Intervensi yang dapat diberikan yaitu : Kaji tingkat pengetahuan orang tua, berikan kesempatan orang tua untuk mengekspresikan perasaannya, jelaskan tujuan dari pengobatan, berikan penjelasan pada orang tua pasien tentang penyakit anaknya. Hasil implementasinya yaitu : keluarga tahu dan mengerti tentang kondisi penyakit anaknya serta memahami tentang prosedur pengobatan. Evaluasinya masalah teratasi.
DAFTAR PUSTAKA
Carpenito, L.J. 1995. Nursing Care Plans & Documentation, Nursing Diagnoses and Collaborative Problem. Alih bahasa : Monica Ester, Setiawan. Penerbit Buku Kedokteran. Jakarta : EGC.
Doenges Marilynn, E, Moorehouse, M.F, Geissler, A.C. 1993. Nursing Care Plans, Guidelines for Planning and Documenting Patient Care. Edisi 3. Alih bahasa : I Made Kariasa, Ni Made Sumarwati. Penerbit Buku Jedokteran. Jakarta : EGC.
I Hartantyo, dkk. 1997. Pedoman Pelayanan Medik Anak. Edisi 2. Bagian Ilmu Kesehatan Anak. FK Universitas Diponegoro.
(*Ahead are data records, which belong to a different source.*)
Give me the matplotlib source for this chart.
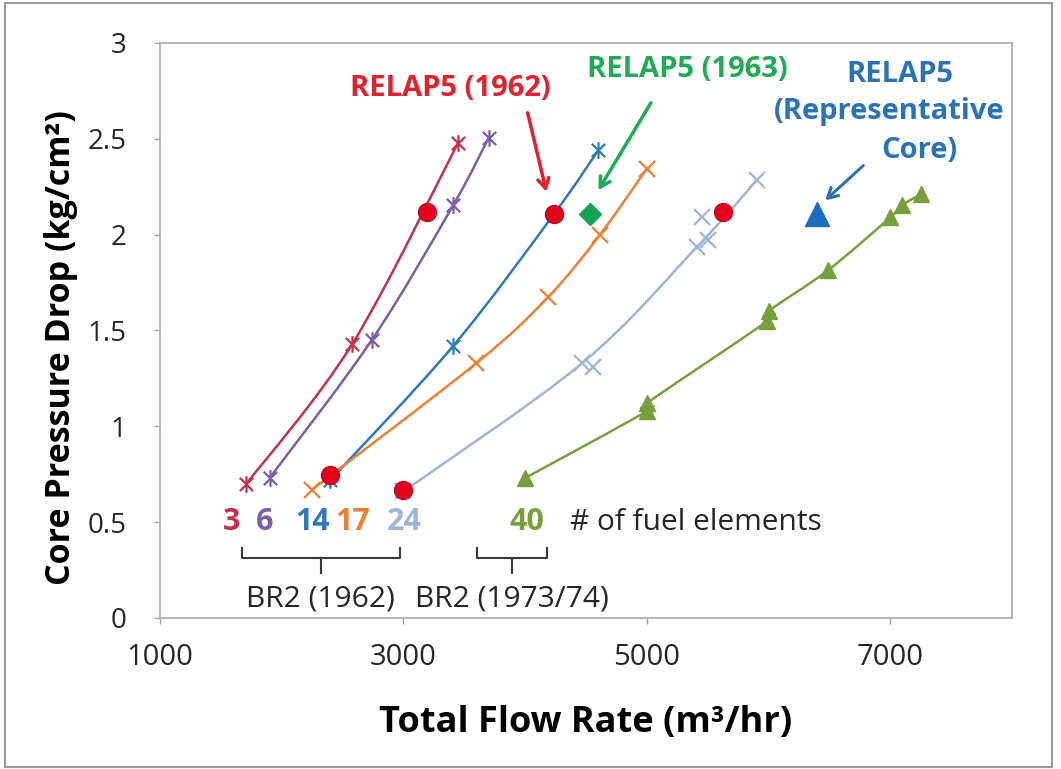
import matplotlib
matplotlib.use("Agg")
import matplotlib.pyplot as plt
from matplotlib.path import Path
from matplotlib.patches import PathPatch, Rectangle

plt.rcParams["font.family"] = ["Open Sans", "DejaVu Sans"]

# measured data (flow rate m3/hr, pressure drop kg/cm2) per number of fuel elements
x_3 = [1710, 2580, 3450]
y_3 = [0.70, 1.43, 2.48]
x_6 = [1900, 2740, 3410, 3700]
y_6 = [0.73, 1.45, 2.155, 2.505]
x_14 = [2400, 3410, 4240, 4600]
y_14 = [0.72, 1.42, 2.11, 2.44]
x_17 = [2250, 3600, 4190, 4615, 5000]
y_17 = [0.67, 1.33, 1.675, 2.00, 2.345]
x_24 = [3000, 4470, 5410, 5905]
y_24 = [0.66, 1.33, 1.935, 2.285]
x_24_extra = [4560, 5500, 5455]
y_24_extra = [1.31, 1.97, 2.09]
x_40 = [4000, 5000, 5000, 5990, 6000, 6490, 7000, 7100, 7250]
y_40 = [0.73, 1.08, 1.12, 1.55, 1.60, 1.815, 2.09, 2.155, 2.21]

# RELAP5 results
relap_1962_x = [2400, 3000, 3195, 4235, 5625]
relap_1962_y = [0.745, 0.668, 2.118, 2.11, 2.118]
relap_1963_x = [4535]
relap_1963_y = [2.11]
relap_rep_x = [6400]
relap_rep_y = [2.11]

element_labels = ["3", "6", "14", "17", "24", "40"]
label_x = [1590, 1863, 2255, 2580, 3010, 4015]

xticks = [1000, 3000, 5000, 7000]
yticks = [0, 0.5, 1, 1.5, 2, 2.5, 3]

c3 = "#C4314B"
c6 = "#7B5EA7"
c14 = "#2E78C0"
c17 = "#EE8034"
c24 = "#9DB5DA"
c40 = "#77A03C"

star = Path([(-1, -1), (1, 1), (-1, 1), (1, -1), (0, -1.25), (0, 1.25)],
            [Path.MOVETO, Path.LINETO, Path.MOVETO, Path.LINETO, Path.MOVETO, Path.LINETO])


def smooth_line(ax, xs, ys, color, lw=1.8):
    # Excel style smoothed line: catmull-rom converted to cubic bezier segments
    pts = list(zip(xs, ys))
    n = len(pts)
    verts = [pts[0]]
    codes = [Path.MOVETO]
    for i in range(n - 1):
        p0 = pts[i - 1] if i > 0 else pts[i]
        p1 = pts[i]
        p2 = pts[i + 1]
        p3 = pts[i + 2] if i + 2 < n else pts[i + 1]
        c1 = (p1[0] + (p2[0] - p0[0]) / 6, p1[1] + (p2[1] - p0[1]) / 6)
        c2 = (p2[0] - (p3[0] - p1[0]) / 6, p2[1] - (p3[1] - p1[1]) / 6)
        verts += [c1, c2, p2]
        codes += [Path.CURVE4] * 3
    ax.add_patch(PathPatch(Path(verts, codes), fill=False, edgecolor=color, lw=lw, zorder=2))


fig = plt.figure(figsize=(10.61, 7.69), dpi=100)
ax = fig.add_axes([0.1508, 0.1964, 0.8030, 0.7477])

series = [
    (x_3, y_3, c3, star),
    (x_6, y_6, c6, star),
    (x_14, y_14, c14, star),
    (x_17, y_17, c17, "x"),
    (x_24, y_24, c24, "x"),
]
for xs, ys, col, mk in series:
    smooth_line(ax, xs, ys, col)
    ax.plot(xs, ys, linestyle="none", marker=mk, markersize=12, markeredgewidth=1.6,
            color=col, zorder=3)
ax.plot(x_24_extra, y_24_extra, linestyle="none", marker="x", markersize=12,
        markeredgewidth=1.6, color=c24, zorder=3)

smooth_line(ax, x_40, y_40, c40)
ax.plot(x_40, y_40, linestyle="none", marker="^", markersize=11, color=c40, zorder=3)

ax.plot(relap_1962_x, relap_1962_y, linestyle="none", marker="o", markersize=13,
        markerfacecolor="#E5001C", markeredgecolor="#B3102E", markeredgewidth=1, zorder=4)
ax.plot(relap_1963_x, relap_1963_y, linestyle="none", marker="D", markersize=11,
        color="#16A34F", zorder=4)
ax.plot(relap_rep_x, relap_rep_y, linestyle="none", marker="^", markersize=17,
        color="#1C6CC0", zorder=4)

# annotations
ann_fs = 21
ax.text(3383, 2.765, "RELAP5 (1962)", color="#E3202C", fontsize=ann_fs, fontweight="bold",
        ha="center", va="center")
ax.annotate("", xy=(4180, 2.21), xytext=(4015, 2.65),
            arrowprops=dict(arrowstyle="->,head_length=0.7,head_width=0.4", color="#E3202C", lw=2.5))
ax.text(5330, 2.86, "RELAP5 (1963)", color="#1FAA55", fontsize=ann_fs, fontweight="bold",
        ha="center", va="center")
ax.annotate("", xy=(4590, 2.22), xytext=(5045, 2.70),
            arrowprops=dict(arrowstyle="->,head_length=0.7,head_width=0.4", color="#1FAA55", lw=2.5))
ax.text(7080, 2.835, "RELAP5", color="#2A72B8", fontsize=ann_fs, fontweight="bold",
        ha="center", va="center")
ax.text(6990, 2.64, "(Representative", color="#2A72B8", fontsize=ann_fs, fontweight="bold",
        ha="center", va="center")
ax.text(7240, 2.44, "Core)", color="#2A72B8", fontsize=ann_fs, fontweight="bold",
        ha="center", va="center")
ax.annotate("", xy=(6450, 2.17), xytext=(6795, 2.37),
            arrowprops=dict(arrowstyle="->,head_length=0.7,head_width=0.4", color="#2A72B8", lw=2.2))

for lab, lx, col in zip(element_labels, label_x, [c3, c6, c14, c17, c24, c40]):
    ax.text(lx, 0.5, lab, color=col, fontsize=22, fontweight="bold", ha="center", va="center")
ax.text(4370, 0.5, "# of fuel elements", color="#262626", fontsize=21.5, ha="left", va="center")

# braces under the element counts
for x0, x1 in [(1675, 2970), (3605, 4180)]:
    xm = (x0 + x1) / 2
    ax.plot([x0, x0, x1, x1], [0.365, 0.313, 0.313, 0.365], color="#3a3a3a", lw=1.5)
    ax.plot([xm, xm], [0.313, 0.235], color="#3a3a3a", lw=1.5)
ax.text(2322, 0.10, "BR2 (1962)", color="#262626", fontsize=21.5, ha="center", va="center")
ax.text(3890, 0.10, "BR2 (1973/74)", color="#262626", fontsize=21.5, ha="center", va="center")

ax.set_xlim(1000, 8000)
ax.set_ylim(0, 3)
ax.set_xticks(xticks)
ax.set_xticklabels([str(t) for t in xticks])
ax.set_yticks(yticks)
ax.set_yticklabels(["0", "0.5", "1", "1.5", "2", "2.5", "3"])
ax.tick_params(axis="both", direction="out", length=4, width=1, color="#a0a0a0",
               labelsize=21, labelcolor="#262626")
ax.tick_params(axis="y", labelsize=20, pad=20)
ax.tick_params(axis="x", pad=14)
for sp in ax.spines.values():
    sp.set_color("#b0b0b0")
    sp.set_linewidth(1.3)

ax.set_xlabel("Total Flow Rate (m³/hr)", fontsize=26, fontweight="bold", color="black")
ax.set_ylabel("Core Pressure Drop (kg/cm²)", fontsize=24.5, fontweight="bold", color="black")
ax.xaxis.set_label_coords(0.5, -0.152)
ax.yaxis.set_label_coords(-0.096, 0.47)

fig.patches.append(Rectangle((5 / 1061, 2 / 769), 1047 / 1061, 764 / 769, transform=fig.transFigure,
                             fill=False, edgecolor="#9a9a9a", lw=1.5))

fig.savefig("out.png", dpi=100)
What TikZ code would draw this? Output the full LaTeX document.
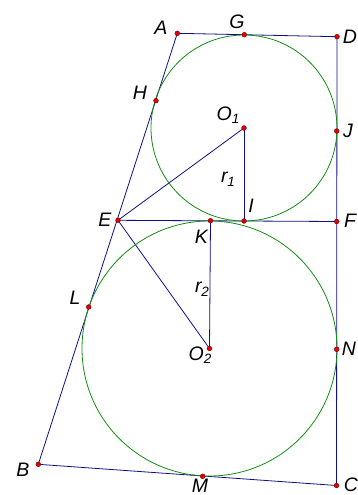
\documentclass[tikz,border=0pt]{standalone}
\usepackage{fontspec}
\setmainfont{Liberation Sans}
\definecolor{segblue}{RGB}{15,15,135}
\definecolor{circgreen}{RGB}{20,140,20}
\definecolor{ptred}{RGB}{230,0,0}
\definecolor{ptedge}{RGB}{110,0,0}
\newcommand{\lbsub}[2]{#1\raisebox{-0.35ex}{\fontsize{13.5}{13.5}\selectfont #2}}
\tikzset{
  seg/.style={draw=segblue, line width=0.8pt},
  circ/.style={draw=circgreen, line width=0.8pt},
  pt/.style={circle, fill=ptred, draw=ptedge, line width=0.4pt, inner sep=0pt, minimum size=4.8pt},
  lbl/.style={inner sep=0pt, font=\fontsize{19.5}{22}\selectfont\itshape}
}
\begin{document}
\begin{tikzpicture}[x=1pt,y=-1pt]
\useasboundingbox (0,0) rectangle (357,495);
\coordinate (A) at (177.3,33.3);
\coordinate (G) at (244.3,34.7);
\coordinate (D) at (337,36.7);
\coordinate (H) at (156,100.7);
\coordinate (O1) at (244,128);
\coordinate (J) at (336.7,131);
\coordinate (E) at (118,220.3);
\coordinate (K) at (210.5,220.7);
\coordinate (I) at (244,221);
\coordinate (F) at (336.7,221.5);
\coordinate (L) at (88.7,307);
\coordinate (O2) at (209.5,348.5);
\coordinate (N) at (336.7,349.3);
\coordinate (B) at (38.3,464.3);
\coordinate (M) at (202.7,476.3);
\coordinate (C) at (336.5,485.5);
% sides
\draw[seg] (A) -- (D) -- (C) -- (B) -- (A);
\draw[seg] (E) -- (F);
\draw[seg] (E) -- (O1);
\draw[seg] (E) -- (O2);
\draw[seg] (O1) -- (I);
\draw[seg] (K) -- (O2);
% circles
\draw[circ] (O1) circle[radius=93];
\draw[circ] (O2) circle[radius=127.5];
% points
\foreach \p in {A,G,D,H,O1,J,E,K,I,F,L,O2,N,B,M,C}
  \node[pt] (dot\p) at (\p) {};
% labels
\node[lbl] (lA) at (161,28) {A};
\node[lbl] (lG) at (237,22) {G};
\node[lbl] (lD) at (350,37) {D};
\node[lbl] (lH) at (140,93) {H};
\node[lbl] (lO1) at (228,115) {\lbsub{O}{1}};
\node[lbl] (lJ) at (348,131) {J};
\node[lbl] (lr1) at (228,179) {\lbsub{r}{1}};
\node[lbl] (lI) at (251,206) {I};
\node[lbl] (lF) at (350,221) {F};
\node[lbl] (lE) at (105,220) {E};
\node[lbl] (lK) at (201.5,236.5) {K};
\node[lbl] (lL) at (75,298) {L};
\node[lbl] (lr2) at (202,289) {\lbsub{r}{2}};
\node[lbl] (lO2) at (200,355) {\lbsub{O}{2}};
\node[lbl] (lN) at (349,349) {N};
\node[lbl] (lB) at (23,470) {B};
\node[lbl] (lM) at (200,486) {M};
\node[lbl] (lC) at (351,485) {C};
\end{tikzpicture}
\end{document}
Long Barbara, C. 1993. Essential Of Medical Surgical Nursing, A Nursing Process Approach. Alih bahasa : Yayasan Ikatan Alumni Pendidikan Keperawatan. Penerbitan Yayasan IAPK. Padjajaran Bandung.
Wong, D.L & Whaley, L.F. 1999. Clinical Manual of Pediatric Nursing. St Louis. The Mosby Company.